Nowadays, however, thanks to that great “equalizer,” the internet, Jane and Joe might not have followed such a slow and meandering path to enlightenment. Perhaps they would start listening to “Sensus Fidelium” and get red-pilled in a matter of weeks. Perhaps they would watch a livestream from an Institute parish and go from 1970 to 1570 in less than five and a half seconds. This is both a good situation and a problematic one. It is good in the sense that the information is no longer hidden away or difficult to find. Yet it is problematic in that Catholics are seldom equipped to make sense out of all that they’re coming to learn and how to navigate the thorny questions that inevitably arise about the pope’s authority, the Church’s fidelity to tradition, the duty of obedience (and the limits thereof), and so forth.

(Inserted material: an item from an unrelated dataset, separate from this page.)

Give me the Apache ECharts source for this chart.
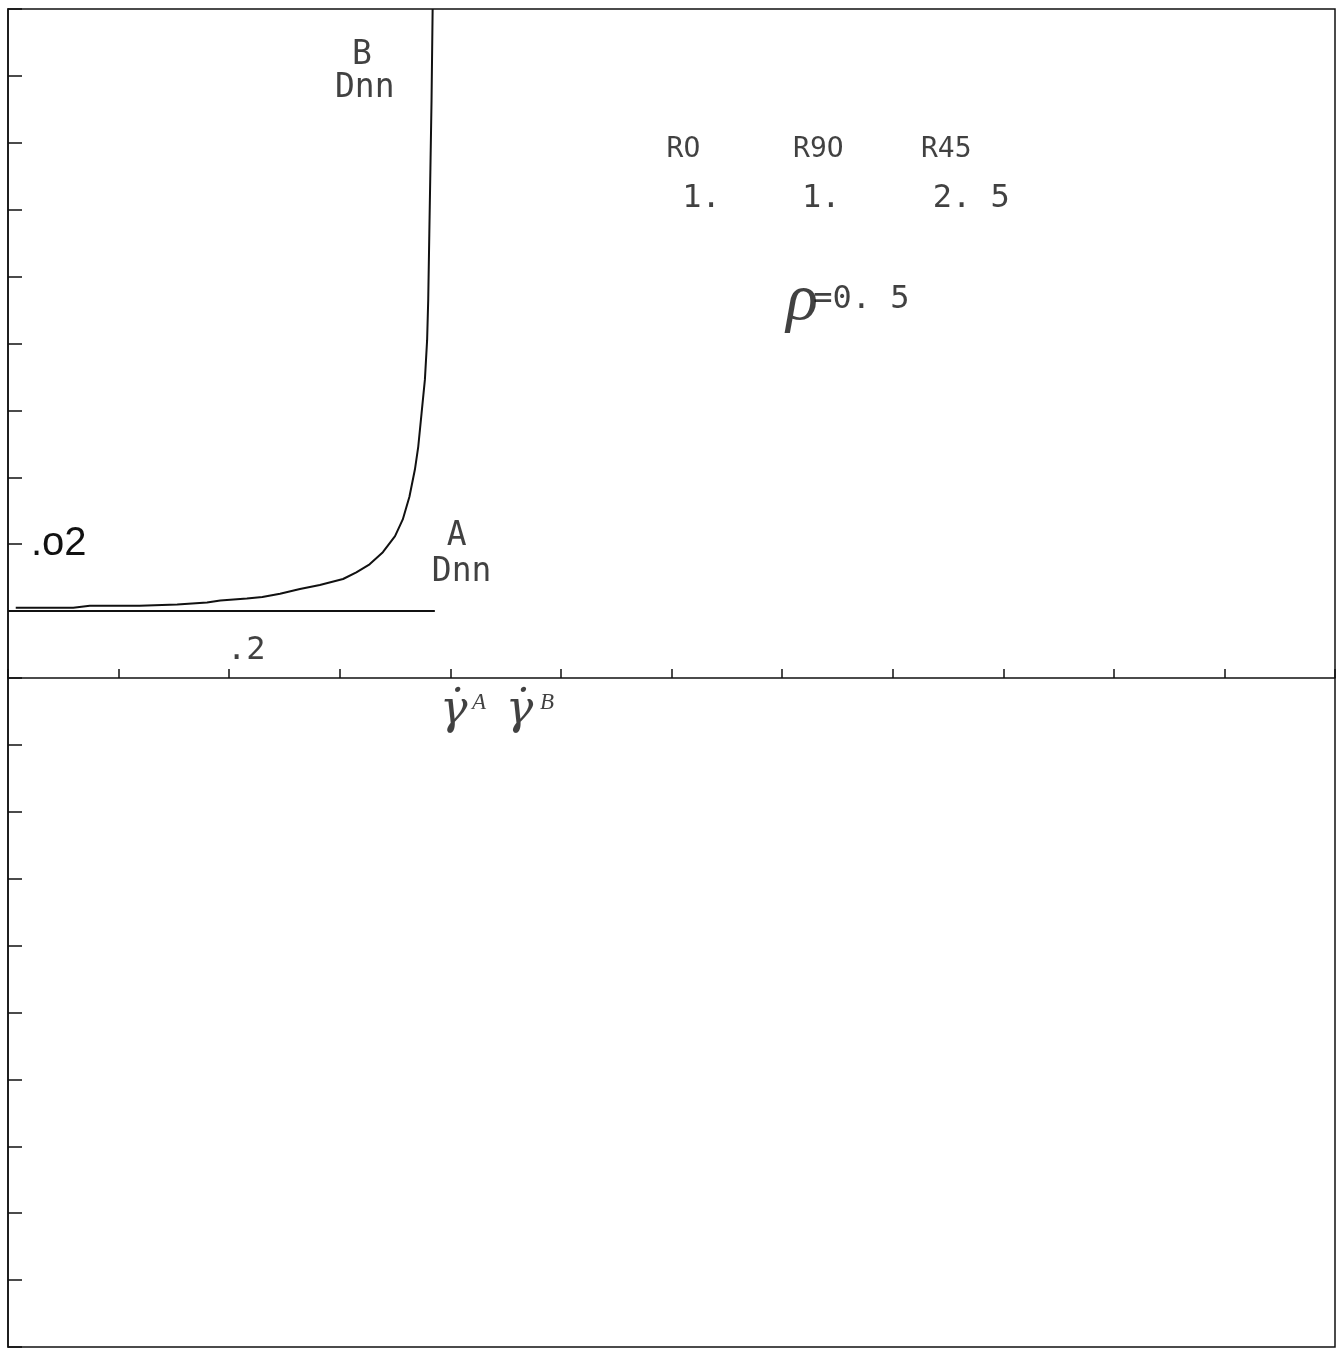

The free flow of information offers access to much that is good and much that is misleading or even flat-out erroneous, without offering any guidance — and as for the bishops, with few exceptions they have long since abandoned any real commitment to the office of instructing the faithful in authentic Catholicism. I once knew a bishop who objected to my defense of worship ad orientem because he said “it went against what the Church teaches.” When I told him that Christians had worshiped facing eastwards for almost 2,000 years and that there was not a single document from the Council or from the Vatican that requires Mass to be said facing the people, he was astonished. With bishops this ignorant, we are, in fact, better off learning from the internet. Still, the problem remains: What do we do when we discover that things are not the way we first thought they were? And when this happens multiple times?